▶ _WRITTEN EXERCISE_: Leave out the pictures, and retype only the lines from the beginning of the material through the line that contains "import pandas as pd", including both.

▶ _PROVIDED DATA_:
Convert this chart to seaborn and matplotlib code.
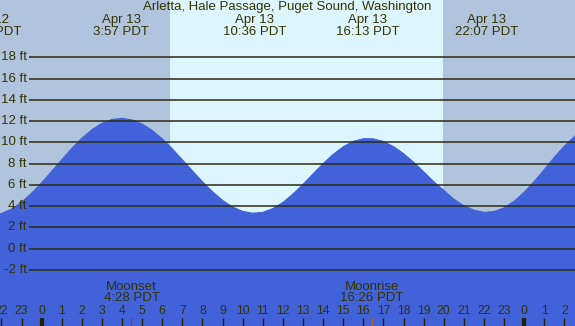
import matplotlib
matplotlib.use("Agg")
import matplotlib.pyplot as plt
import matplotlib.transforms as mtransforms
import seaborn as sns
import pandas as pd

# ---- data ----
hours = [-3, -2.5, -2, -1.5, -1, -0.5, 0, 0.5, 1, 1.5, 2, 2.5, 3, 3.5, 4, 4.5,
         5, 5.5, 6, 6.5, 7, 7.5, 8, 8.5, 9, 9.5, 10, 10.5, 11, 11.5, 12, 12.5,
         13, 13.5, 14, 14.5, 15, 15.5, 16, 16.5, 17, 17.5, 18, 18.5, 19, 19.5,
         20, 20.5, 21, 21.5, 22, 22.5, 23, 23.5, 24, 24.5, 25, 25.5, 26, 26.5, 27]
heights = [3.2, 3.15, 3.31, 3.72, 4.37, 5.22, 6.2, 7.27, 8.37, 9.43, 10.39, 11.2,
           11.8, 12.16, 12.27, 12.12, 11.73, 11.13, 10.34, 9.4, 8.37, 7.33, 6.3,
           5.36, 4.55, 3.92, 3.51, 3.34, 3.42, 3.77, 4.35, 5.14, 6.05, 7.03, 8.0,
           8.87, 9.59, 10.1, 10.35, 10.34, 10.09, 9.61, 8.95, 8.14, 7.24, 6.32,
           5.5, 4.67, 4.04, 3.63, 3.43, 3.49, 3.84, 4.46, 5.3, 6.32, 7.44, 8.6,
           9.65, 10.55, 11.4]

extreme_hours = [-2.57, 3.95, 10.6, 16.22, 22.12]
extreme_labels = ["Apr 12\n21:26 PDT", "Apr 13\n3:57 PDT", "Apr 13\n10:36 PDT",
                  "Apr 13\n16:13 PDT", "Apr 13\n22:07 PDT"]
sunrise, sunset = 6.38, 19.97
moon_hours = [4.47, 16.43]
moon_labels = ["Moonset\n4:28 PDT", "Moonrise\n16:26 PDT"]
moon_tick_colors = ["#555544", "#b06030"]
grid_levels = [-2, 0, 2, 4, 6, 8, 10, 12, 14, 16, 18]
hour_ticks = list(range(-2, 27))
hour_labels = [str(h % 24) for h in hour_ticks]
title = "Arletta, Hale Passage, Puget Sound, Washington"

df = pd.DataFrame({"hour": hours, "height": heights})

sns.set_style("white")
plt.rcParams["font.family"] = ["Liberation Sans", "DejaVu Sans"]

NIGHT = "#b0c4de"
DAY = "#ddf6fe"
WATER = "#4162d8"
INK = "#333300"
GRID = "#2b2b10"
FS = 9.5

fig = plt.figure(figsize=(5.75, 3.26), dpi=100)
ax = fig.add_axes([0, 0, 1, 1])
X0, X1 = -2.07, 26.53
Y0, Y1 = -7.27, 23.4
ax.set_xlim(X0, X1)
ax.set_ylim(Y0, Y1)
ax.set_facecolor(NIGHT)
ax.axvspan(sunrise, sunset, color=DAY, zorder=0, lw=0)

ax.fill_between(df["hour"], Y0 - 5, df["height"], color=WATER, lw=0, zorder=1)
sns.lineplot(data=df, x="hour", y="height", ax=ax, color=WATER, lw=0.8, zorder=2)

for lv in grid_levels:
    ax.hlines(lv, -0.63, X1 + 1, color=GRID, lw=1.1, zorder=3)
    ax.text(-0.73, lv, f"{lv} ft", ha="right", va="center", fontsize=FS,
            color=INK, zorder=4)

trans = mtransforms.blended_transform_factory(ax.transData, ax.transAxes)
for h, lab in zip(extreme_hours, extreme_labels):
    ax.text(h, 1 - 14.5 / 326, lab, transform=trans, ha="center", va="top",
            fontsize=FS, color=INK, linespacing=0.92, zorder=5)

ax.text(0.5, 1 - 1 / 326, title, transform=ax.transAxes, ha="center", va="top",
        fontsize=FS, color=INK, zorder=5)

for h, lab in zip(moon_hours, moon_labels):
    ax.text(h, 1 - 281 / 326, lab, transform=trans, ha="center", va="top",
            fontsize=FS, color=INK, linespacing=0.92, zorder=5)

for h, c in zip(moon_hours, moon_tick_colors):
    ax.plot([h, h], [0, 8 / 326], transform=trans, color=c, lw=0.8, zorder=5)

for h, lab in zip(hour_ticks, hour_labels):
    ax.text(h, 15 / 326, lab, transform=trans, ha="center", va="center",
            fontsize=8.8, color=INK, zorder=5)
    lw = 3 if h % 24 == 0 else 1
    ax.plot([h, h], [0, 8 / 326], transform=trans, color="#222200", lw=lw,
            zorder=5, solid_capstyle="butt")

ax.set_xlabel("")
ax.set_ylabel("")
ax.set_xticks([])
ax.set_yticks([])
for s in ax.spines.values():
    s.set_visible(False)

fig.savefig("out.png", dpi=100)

▶ _THE SOLUTION_:
Convert this chart to seaborn and matplotlib code.
import matplotlib
matplotlib.use("Agg")
import matplotlib.pyplot as plt
import matplotlib.transforms as mtransforms
import seaborn as sns
import pandas as pd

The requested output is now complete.